Wednesday, July 20, 2011

Lake Mills Delta

Jumped on an opportunity to visit the Lake Mills delta with Tim Randle of the Bureau of Reclamation and Gary Smillie and Brian Cluer of the National Park Service. Relative to the Lake Aldwell delta, the Lake Mills delta is huge - maybe 3-4 times the area, and seems to be composed of coarser sediment in general. Given that it is the primary trap for most of the sediment production in the watershed this makes sense. Overall it is an astonishing feature to visit. Tim, who had visited a month earlier, was shocked by the amount of change - a shifted river channel, new delta lobes, and a rapidly prograding delta front. It is a landscape in motion, with bigger changes coming over the next year...

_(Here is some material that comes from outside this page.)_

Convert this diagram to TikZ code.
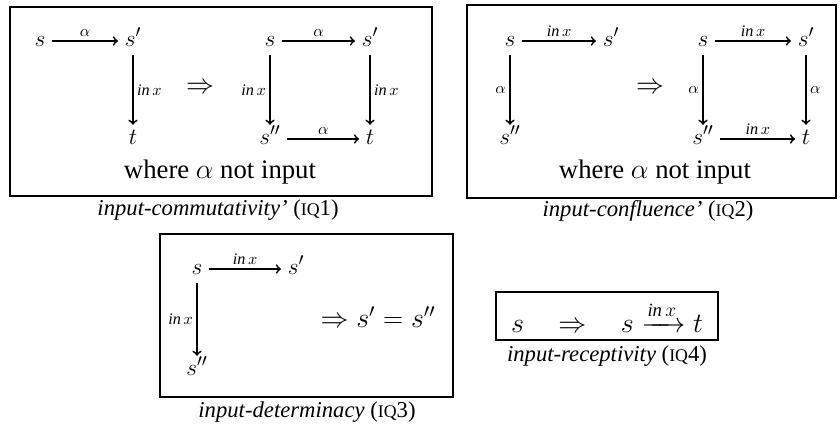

A series of photos from the morning...

Monday, July 4, 2011


The latest in a long list of steps to be taken in preparation for dam removal on the elwha river was taken a few weeks ago. the power-houses for both dams were turned off, and the water diverted out of the penstocks feeding the turbines, and through the spillways in the dams themselves. The spillways were also fully opened, lowering the levels of both reservoirs by 10-20 feet. These actions exposed even more of the impressive deltas that have built up at the up-stream ends of Lakes Aldwell and Mills, and, seeing as the sediment of the deltas is the beach building sediment of the coming decade I've taken a few opportunities over the last week or two to view those deltas.

The Lake Aldwell delta, 25 June 2011

The Lake Mills delta 25 June 2011

fine sediments (mostly mud) compressed onto the bedrock side of the reservoir. and check out the logs!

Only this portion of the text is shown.